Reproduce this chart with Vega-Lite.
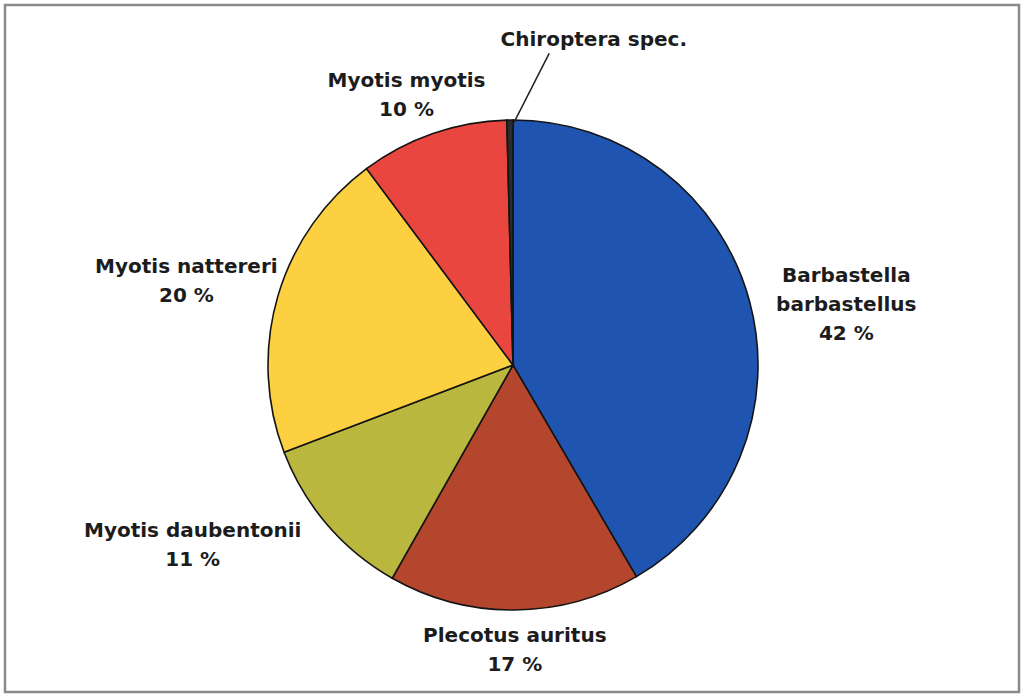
{
  "$schema": "https://vega.github.io/schema/vega-lite/v6.json",
  "width": 1014,
  "height": 687,
  "autosize": {"type": "none"},
  "padding": {"left": 5, "top": 5, "right": 2, "bottom": 2},
  "background": "white",
  "view": {"stroke": "#8a8a8a", "strokeWidth": 2.5, "fill": "white"},
  "data": {
    "values": [
      {"idx": 1, "species": "Barbastella barbastellus", "share": 41.6, "label": "Barbastella\nbarbastellus\n42 %"},
      {"idx": 2, "species": "Plecotus auritus", "share": 16.6, "label": "Plecotus auritus\n17 %"},
      {"idx": 3, "species": "Myotis daubentonii", "share": 11.0, "label": "Myotis daubentonii\n11 %"},
      {"idx": 4, "species": "Myotis nattereri", "share": 20.6, "label": "Myotis nattereri\n20 %"},
      {"idx": 5, "species": "Myotis myotis", "share": 9.8, "label": "Myotis myotis\n10 %"},
      {"idx": 6, "species": "Chiroptera spec.", "share": 0.4, "label": "Chiroptera spec."}
    ]
  },
  "encoding": {
    "theta": {"field": "share", "type": "quantitative", "stack": true},
    "order": {"field": "idx", "type": "ordinal"},
    "detail": {"field": "species", "type": "nominal"}
  },
  "layer": [
    {
      "mark": {"type": "arc", "outerRadius": 245, "stroke": "#141414", "strokeWidth": 1.6, "x": {"expr": "width/2+1"}, "y": {"expr": "height/2+16.5"}},
      "encoding": {
        "color": {
          "field": "species", "type": "nominal", "legend": null,
          "scale": {
            "domain": ["Barbastella barbastellus", "Plecotus auritus", "Myotis daubentonii", "Myotis nattereri", "Myotis myotis", "Chiroptera spec."],
            "range": ["#1f55b0", "#b3462c", "#b9b73d", "#fcd040", "#e9463f", "#2c2c2c"]
          }
        }
      }
    },
    {
      "mark": {"type": "text", "radius": 338, "dx": 7, "dy": -1, "lineBreak": "\n", "lineHeight": 29, "font": "DejaVu Sans", "fontWeight": "bold", "fontSize": 20, "fill": "#1c1c1c", "align": "center", "baseline": "middle", "x": {"expr": "width/2+1"}, "y": {"expr": "height/2+16.5"}},
      "encoding": {"text": {"condition": {"test": "datum.idx == 1", "field": "label", "type": "nominal"}, "value": ""}}
    },
    {
      "mark": {"type": "text", "radius": 286, "dx": 0, "dy": -14.5, "lineBreak": "\n", "lineHeight": 29, "font": "DejaVu Sans", "fontWeight": "bold", "fontSize": 20, "fill": "#1c1c1c", "align": "center", "baseline": "middle", "x": {"expr": "width/2+1"}, "y": {"expr": "height/2+16.5"}},
      "encoding": {"text": {"condition": {"test": "datum.idx == 2", "field": "label", "type": "nominal"}, "value": ""}}
    },
    {
      "mark": {"type": "text", "radius": 367, "dx": -42, "dy": -73.5, "lineBreak": "\n", "lineHeight": 29, "font": "DejaVu Sans", "fontWeight": "bold", "fontSize": 20, "fill": "#1c1c1c", "align": "center", "baseline": "middle", "x": {"expr": "width/2+1"}, "y": {"expr": "height/2+16.5"}},
      "encoding": {"text": {"condition": {"test": "datum.idx == 3", "field": "label", "type": "nominal"}, "value": ""}}
    },
    {
      "mark": {"type": "text", "radius": 337, "dx": -3, "dy": -3.5, "lineBreak": "\n", "lineHeight": 29, "font": "DejaVu Sans", "fontWeight": "bold", "fontSize": 20, "fill": "#1c1c1c", "align": "center", "baseline": "middle", "x": {"expr": "width/2+1"}, "y": {"expr": "height/2+16.5"}},
      "encoding": {"text": {"condition": {"test": "datum.idx == 4", "field": "label", "type": "nominal"}, "value": ""}}
    },
    {
      "mark": {"type": "text", "radius": 289, "dx": -12, "dy": -10.5, "lineBreak": "\n", "lineHeight": 29, "font": "DejaVu Sans", "fontWeight": "bold", "fontSize": 20, "fill": "#1c1c1c", "align": "center", "baseline": "middle", "x": {"expr": "width/2+1"}, "y": {"expr": "height/2+16.5"}},
      "encoding": {"text": {"condition": {"test": "datum.idx == 5", "field": "label", "type": "nominal"}, "value": ""}}
    },
    {
      "mark": {"type": "text", "radius": 335, "dx": 85, "dy": 10, "lineBreak": "\n", "lineHeight": 29, "font": "DejaVu Sans", "fontWeight": "bold", "fontSize": 20, "fill": "#1c1c1c", "align": "center", "baseline": "middle", "x": {"expr": "width/2+1"}, "y": {"expr": "height/2+16.5"}},
      "encoding": {"text": {"condition": {"test": "datum.idx == 6", "field": "label", "type": "nominal"}, "value": ""}}
    },
    {
      "mark": {"type": "text", "radius": 278, "dx": 20, "dy": -2.5, "angle": 27, "font": "Inter", "fontWeight": 100, "fontSize": 68, "fill": "#222222", "align": "center", "baseline": "middle", "x": {"expr": "width/2+1"}, "y": {"expr": "height/2+16.5"}},
      "encoding": {"text": {"condition": {"test": "datum.idx == 6", "value": "|"}, "value": ""}}
    }
  ]
}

----------------------------------------

[The task] Transcribe all of the material exactly, leaving out whatever pictures it contains.

[Task solution]
Reproduce this chart with Vega-Lite.
{
  "$schema": "https://vega.github.io/schema/vega-lite/v6.json",
  "width": 1014,
  "height": 687,
  "autosize": {"type": "none"},
  "padding": {"left": 5, "top": 5, "right": 2, "bottom": 2},
  "background": "white",
  "view": {"stroke": "#8a8a8a", "strokeWidth": 2.5, "fill": "white"},
  "data": {
    "values": [
      {"idx": 1, "species": "Barbastella barbastellus", "share": 41.6, "label": "Barbastella\nbarbastellus\n42 %"},
      {"idx": 2, "species": "Plecotus auritus", "share": 16.6, "label": "Plecotus auritus\n17 %"},
      {"idx": 3, "species": "Myotis daubentonii", "share": 11.0, "label": "Myotis daubentonii\n11 %"},
      {"idx": 4, "species": "Myotis nattereri", "share": 20.6, "label": "Myotis nattereri\n20 %"},
      {"idx": 5, "species": "Myotis myotis", "share": 9.8, "label": "Myotis myotis\n10 %"},
      {"idx": 6, "species": "Chiroptera spec.", "share": 0.4, "label": "Chiroptera spec."}
    ]
  },
  "encoding": {
    "theta": {"field": "share", "type": "quantitative", "stack": true},
    "order": {"field": "idx", "type": "ordinal"},
    "detail": {"field": "species", "type": "nominal"}
  },
  "layer": [
    {
      "mark": {"type": "arc", "outerRadius": 245, "stroke": "#141414", "strokeWidth": 1.6, "x": {"expr": "width/2+1"}, "y": {"expr": "height/2+16.5"}},
      "encoding": {
        "color": {
          "field": "species", "type": "nominal", "legend": null,
          "scale": {
            "domain": ["Barbastella barbastellus", "Plecotus auritus", "Myotis daubentonii", "Myotis nattereri", "Myotis myotis", "Chiroptera spec."],
            "range": ["#1f55b0", "#b3462c", "#b9b73d", "#fcd040", "#e9463f", "#2c2c2c"]
          }
        }
      }
    },
    {
      "mark": {"type": "text", "radius": 338, "dx": 7, "dy": -1, "lineBreak": "\n", "lineHeight": 29, "font": "DejaVu Sans", "fontWeight": "bold", "fontSize": 20, "fill": "#1c1c1c", "align": "center", "baseline": "middle", "x": {"expr": "width/2+1"}, "y": {"expr": "height/2+16.5"}},
      "encoding": {"text": {"condition": {"test": "datum.idx == 1", "field": "label", "type": "nominal"}, "value": ""}}
    },
    {
      "mark": {"type": "text", "radius": 286, "dx": 0, "dy": -14.5, "lineBreak": "\n", "lineHeight": 29, "font": "DejaVu Sans", "fontWeight": "bold", "fontSize": 20, "fill": "#1c1c1c", "align": "center", "baseline": "middle", "x": {"expr": "width/2+1"}, "y": {"expr": "height/2+16.5"}},
      "encoding": {"text": {"condition": {"test": "datum.idx == 2", "field": "label", "type": "nominal"}, "value": ""}}
    },
    {
      "mark": {"type": "text", "radius": 367, "dx": -42, "dy": -73.5, "lineBreak": "\n", "lineHeight": 29, "font": "DejaVu Sans", "fontWeight": "bold", "fontSize": 20, "fill": "#1c1c1c", "align": "center", "baseline": "middle", "x": {"expr": "width/2+1"}, "y": {"expr": "height/2+16.5"}},
      "encoding": {"text": {"condition": {"test": "datum.idx == 3", "field": "label", "type": "nominal"}, "value": ""}}
    },
    {
      "mark": {"type": "text", "radius": 337, "dx": -3, "dy": -3.5, "lineBreak": "\n", "lineHeight": 29, "font": "DejaVu Sans", "fontWeight": "bold", "fontSize": 20, "fill": "#1c1c1c", "align": "center", "baseline": "middle", "x": {"expr": "width/2+1"}, "y": {"expr": "height/2+16.5"}},
      "encoding": {"text": {"condition": {"test": "datum.idx == 4", "field": "label", "type": "nominal"}, "value": ""}}
    },
    {
      "mark": {"type": "text", "radius": 289, "dx": -12, "dy": -10.5, "lineBreak": "\n", "lineHeight": 29, "font": "DejaVu Sans", "fontWeight": "bold", "fontSize": 20, "fill": "#1c1c1c", "align": "center", "baseline": "middle", "x": {"expr": "width/2+1"}, "y": {"expr": "height/2+16.5"}},
      "encoding": {"text": {"condition": {"test": "datum.idx == 5", "field": "label", "type": "nominal"}, "value": ""}}
    },
    {
      "mark": {"type": "text", "radius": 335, "dx": 85, "dy": 10, "lineBreak": "\n", "lineHeight": 29, "font": "DejaVu Sans", "fontWeight": "bold", "fontSize": 20, "fill": "#1c1c1c", "align": "center", "baseline": "middle", "x": {"expr": "width/2+1"}, "y": {"expr": "height/2+16.5"}},
      "encoding": {"text": {"condition": {"test": "datum.idx == 6", "field": "label", "type": "nominal"}, "value": ""}}
    },
    {
      "mark": {"type": "text", "radius": 278, "dx": 20, "dy": -2.5, "angle": 27, "font": "Inter", "fontWeight": 100, "fontSize": 68, "fill": "#222222", "align": "center", "baseline": "middle", "x": {"expr": "width/2+1"}, "y": {"expr": "height/2+16.5"}},
      "encoding": {"text": {"condition": {"test": "datum.idx == 6", "value": "|"}, "value": ""}}
    }
  ]
}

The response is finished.